I would be happy to be pointed in another direction for accomplishing this, as it seems like it is not something I can easily accomplish with my current methods, or if someone could point out a way to get my example working as expected in a way that is safe, I would be equally happy.

For completeness, the script this is executing:

#!/bin/bash

for i in {1..20}
do
   echo "Sleeping in script PID = $$"
   sleep 1
done
echo "DONE"

And it is compiled with:

gcc -pthread ./main.c -o main

Solution

  • I first tried storing the pthread TID of the main thread in a global, and when a connection fails, the second thread would execute a pthread_kill() on the parents TID sending a SIGINT [...]

    The main problem with that is not SIGINT being blocked in the process calling system(), but rather that it is the child process that needs to be signaled in that case. Raising a signal in the thread running system() does not achieve that.

    You could try kill(0, SIGINT). That will send a SIGINT to every process in the calling process's process group, which probably includes the shell launched by system() (but not necessarily processes launched in turn by that shell). It definitely includes the calling process itself, though the SIGINT will initially be blocked there. Take care, because it may include other processes as well, such as the parent of the update server.

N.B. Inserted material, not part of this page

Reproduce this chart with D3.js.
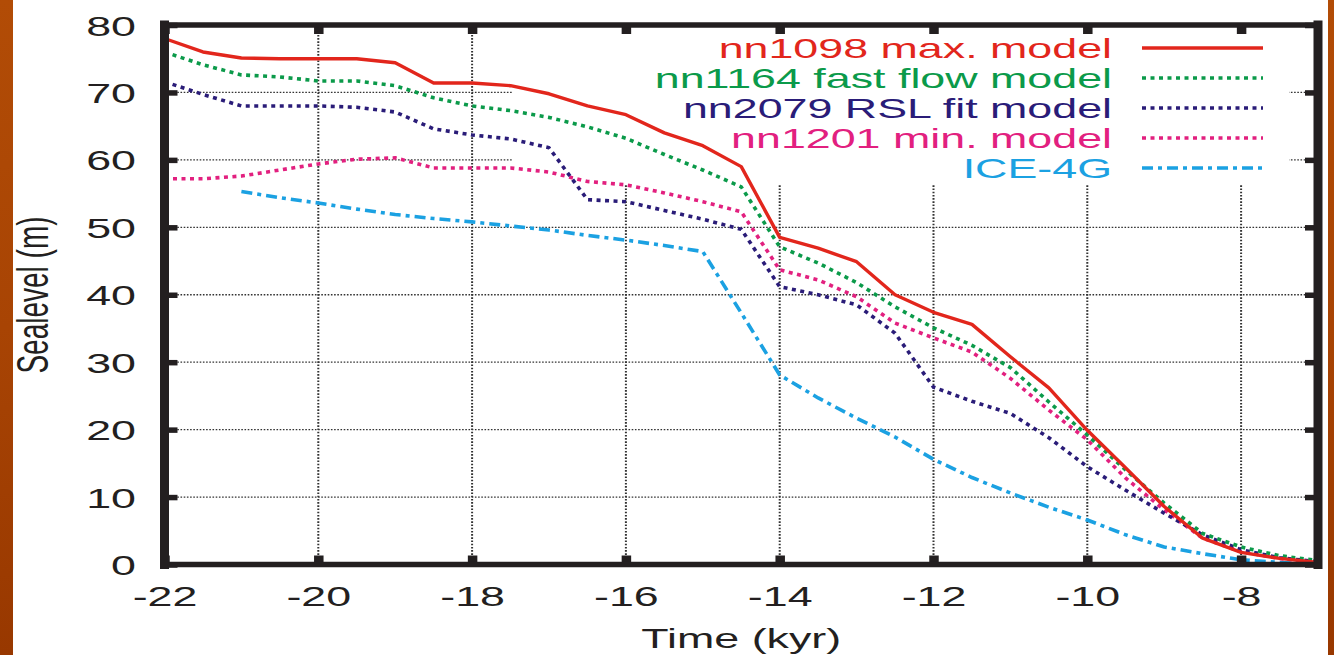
<!DOCTYPE html>
<html>
<head>
<meta charset="utf-8">
<script src="https://cdn.jsdelivr.net/npm/d3@7"></script>
<style>
  body { margin: 0; background: #fff; }
  svg { display: block; font-family: "Liberation Sans", Arial, sans-serif; }
</style>
</head>
<body>
<div id="chart"></div>
<script>
// time axis (kyr) and sea level (m) for each run
var kyr = [-22, -21.5, -21, -20.5, -20, -19.5, -19, -18.5, -18, -17.5, -17, -16.5, -16, -15.5, -15,
           -14.5, -14, -13.5, -13, -12.5, -12, -11.5, -11, -10.5, -10, -9.5, -9, -8.5, -8, -7.5, -7];

var nn1098 = [78.0, 76.0, 75.1, 75.0, 75.0, 75.0, 74.4, 71.4, 71.4, 71.0, 69.8, 68.0, 66.7, 64.0, 62.1,
              59.0, 48.5, 46.9, 44.9, 40.0, 37.4, 35.6, 30.8, 26.2, 19.9, 14.3, 8.6, 3.9, 1.8, 0.9, 0.3];
var nn1164 = [76.0, 74.1, 72.6, 72.3, 71.7, 71.7, 71.0, 69.2, 68.0, 67.3, 66.3, 64.9, 63.2, 60.8, 58.5,
              56.0, 47.1, 44.7, 41.8, 38.2, 35.1, 32.5, 29.2, 24.1, 19.2, 14.0, 9.1, 4.6, 2.6, 1.3, 0.6];
var nn2079 = [71.6, 69.7, 68.0, 68.0, 68.0, 67.8, 67.1, 64.6, 63.7, 63.1, 61.8, 54.1, 53.8, 52.5, 51.2,
              49.7, 41.2, 40.0, 38.5, 34.3, 26.3, 24.2, 22.4, 18.8, 14.5, 11.0, 7.6, 4.4, 2.2, 1.0, 0.4];
var nn1201 = [57.2, 57.2, 57.6, 58.5, 59.4, 60.1, 60.3, 58.8, 58.8, 58.8, 58.2, 56.8, 56.3, 55.1, 53.8,
              52.3, 43.7, 42.2, 39.7, 35.8, 33.6, 31.5, 27.6, 22.9, 18.5, 12.8, 8.1, 3.9, 1.9, 0.9, 0.3];
var ice4g  = [null, null, 55.3, 54.4, 53.6, 52.7, 51.9, 51.3, 50.8, 50.2, 49.6, 48.8, 48.1, 47.3, 46.4,
              37.3, 28.1, 24.7, 21.7, 18.9, 15.6, 12.9, 10.6, 8.5, 6.6, 4.4, 2.6, 1.6, 0.7, 0.3, 0.0];

var seriesNames = ["nn1098 max. model", "nn1164 fast flow model", "nn2079 RSL fit model", "nn1201 min. model", "ICE-4G"];
var seriesValues = [nn1098, nn1164, nn2079, nn1201, ice4g];
var seriesColors = ["#e2261c", "#0b9a4a", "#2a1c78", "#e2207f", "#1ba1e2"];
var seriesDash = [null, "4,4.5", "4,4.5", "4,4.5", "11,5,4,5"];

var xTicks = [-22, -20, -18, -16, -14, -12, -10, -8];
var yTicks = [0, 10, 20, 30, 40, 50, 60, 70, 80];

var W = 1334, H = 655;
var stretch = 1.6;   // the slide figure is squeezed wide, so the text is too
var ink = "#231f20";

var svg = d3.select("#chart").append("svg")
    .attr("width", W)
    .attr("height", H);

// orange slide edges
var defs = svg.append("defs");
var grad = defs.append("linearGradient").attr("id", "slide")
    .attr("x1", 0).attr("y1", 0).attr("x2", 0).attr("y2", 1);
grad.append("stop").attr("offset", "0%").attr("stop-color", "#b24c06");
grad.append("stop").attr("offset", "50%").attr("stop-color", "#a84404");
grad.append("stop").attr("offset", "100%").attr("stop-color", "#983800");
svg.append("rect").attr("x", 0).attr("y", 0).attr("width", 13).attr("height", H).attr("fill", "url(#slide)");
svg.append("rect").attr("x", 1328).attr("y", 0).attr("width", W - 1328).attr("height", H).attr("fill", "url(#slide)");

var x = d3.scaleLinear().domain([-22, -7]).range([164.5, 1318]);
var y = d3.scaleLinear().domain([0, 80]).range([564.5, 25]);

// grid (vertical strokes come out wider, like everything horizontal in the slide)
var grid = svg.append("g").attr("class", "grid")
    .attr("stroke", "#333")
    .attr("stroke-dasharray", "1.6,1.6");

grid.selectAll(".vgrid")
    .data(xTicks.filter(function (d) { return d > -22; }))
    .enter().append("line")
    .attr("stroke-width", 2)
    .attr("x1", function (d) { return x(d); })
    .attr("x2", function (d) { return x(d); })
    .attr("y1", y(0))
    .attr("y2", y(80));

grid.selectAll(".hgrid")
    .data(yTicks.filter(function (d) { return d > 0 && d < 80; }))
    .enter().append("line")
    .attr("stroke-width", 1.3)
    .attr("x1", x(-22))
    .attr("x2", x(-7))
    .attr("y1", function (d) { return y(d); })
    .attr("y2", function (d) { return y(d); });

// the key keeps the grid out of its area
svg.append("rect")
    .attr("x", 513).attr("y", 28)
    .attr("width", 1289 - 513).attr("height", 185 - 28)
    .attr("fill", "#fff");

// series
var line = d3.line()
    .defined(function (d) { return d[1] != null; })
    .x(function (d) { return x(d[0]); })
    .y(function (d) { return y(d[1]); });

var order = [4, 3, 2, 1, 0];
order.forEach(function (i) {
    var pts = kyr.map(function (k, j) { return [k, seriesValues[i][j]]; });
    svg.append("path")
        .datum(pts)
        .attr("fill", "none")
        .attr("stroke", seriesColors[i])
        .attr("stroke-width", i == 0 ? 3.4 : 3.6)
        .attr("stroke-linejoin", "round")
        .attr("stroke-dasharray", seriesDash[i])
        .attr("d", line);
});

// axes: inward ticks on all four sides
function styleAxis(w) {
    return function (g) {
        g.select(".domain").remove();
        g.selectAll(".tick line").attr("stroke", ink).attr("stroke-width", w);
    };
}

svg.append("g")
    .attr("transform", "translate(0," + y(0) + ")")
    .call(d3.axisBottom(x).tickValues(xTicks).tickSize(-9).tickFormat(function (d) { return String(d); }))
    .call(styleAxis(9.5))
    .call(function (g) {
        g.selectAll(".tick text")
            .attr("y", null).attr("dy", null)
            .attr("transform", "translate(0,41) scale(" + stretch + ",1)")
            .attr("fill", ink)
            .style("font-size", "28px");
    });

svg.append("g")
    .attr("transform", "translate(0," + y(80) + ")")
    .call(d3.axisTop(x).tickValues(xTicks).tickSize(-9).tickFormat(""))
    .call(styleAxis(9.5));

svg.append("g")
    .attr("transform", "translate(" + x(-22) + ",0)")
    .call(d3.axisLeft(y).tickValues(yTicks).tickSize(-13).tickFormat(function (d) { return String(d); }))
    .call(styleAxis(5.5))
    .call(function (g) {
        g.selectAll(".tick text")
            .attr("x", null).attr("dy", null)
            .attr("text-anchor", "end")
            .attr("transform", "translate(-28.5,10) scale(" + stretch + ",1)")
            .attr("fill", ink)
            .style("font-size", "28px");
    });

svg.append("g")
    .attr("transform", "translate(" + x(-7) + ",0)")
    .call(d3.axisRight(y).tickValues(yTicks).tickSize(-13).tickFormat(""))
    .call(styleAxis(5.5));

// frame: the sides are wider than top and bottom
var frame = svg.append("g").attr("stroke", ink).attr("stroke-linecap", "square");
frame.append("line")
    .attr("x1", x(-22)).attr("x2", x(-7)).attr("y1", y(80)).attr("y2", y(80))
    .attr("stroke-width", 5.5);
frame.append("line")
    .attr("x1", x(-22)).attr("x2", x(-7)).attr("y1", y(0)).attr("y2", y(0))
    .attr("stroke-width", 5.5);
frame.append("line")
    .attr("x1", x(-22)).attr("x2", x(-22)).attr("y1", y(80)).attr("y2", y(0))
    .attr("stroke-width", 9);
frame.append("line")
    .attr("x1", x(-7)).attr("x2", x(-7)).attr("y1", y(80)).attr("y2", y(0))
    .attr("stroke-width", 9);

// axis titles
svg.append("text")
    .attr("transform", "translate(" + (x(-22) + x(-7)) / 2 + ",648) scale(" + stretch + ",1)")
    .attr("text-anchor", "middle")
    .attr("fill", ink)
    .style("font-size", "28px")
    .text("Time (kyr)");

svg.append("text")
    .attr("transform", "translate(48,295) scale(" + stretch + ",1) rotate(-90)")
    .attr("text-anchor", "middle")
    .attr("fill", ink)
    .style("font-size", "28px")
    .text("Sealevel (m)");

// key
var key = svg.append("g").attr("class", "key");
seriesNames.forEach(function (name, i) {
    var base = 58 + i * 30;
    key.append("text")
        .attr("transform", "translate(1112," + base + ") scale(" + stretch + ",1)")
        .attr("text-anchor", "end")
        .attr("fill", seriesColors[i])
        .style("font-size", "28px")
        .text(name);
    key.append("line")
        .attr("x1", 1142).attr("x2", 1263)
        .attr("y1", base - 10).attr("y2", base - 10)
        .attr("stroke", seriesColors[i])
        .attr("stroke-width", 3.6)
        .attr("stroke-dasharray", seriesDash[i]);
});
</script>
</body>
</html>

    The combination of system("./script.sh") and kill(0, SIGINT) seems to work for me in my limited testing, but I do recommend taking care to ensure that the resulting SIGINT will not kill the the server process. I'm not sure right now why it didn't do that in my tests, but it didn't.

    Along the same lines, you could try kill(-1, SIGINT). That will send the signal to all the processes (excepting a few unspecified system processes) that the calling process is permitted to signal. That will almost surely include all the processes related to the system() call. It will include the calling process itself. And it may very well include other processes as well. When I tested this, it killed my whole login session.

    I try to recreate the function of system() in a way that the forked child PID is stored and can be interrupted from the second thread instead of the parents TID

    [...]

    I do not understand is why this example in its current form does not work.

    You seem to be running into a behavior of your /bin/sh. I find that if I modify your mysystem() function to launch the script via /bin/bash ...

            execl("/bin/bash", "bash", "-c", command, (char *) NULL);
    

    ... then it receives the SIGINT sent by the other thread and aborts. I'm unable to explain that based on the manual. I'm especially having trouble explaining why bash still ignores SIGINT when I execute the same command (/bin/bash -c ./script.sh) from an interactive shell.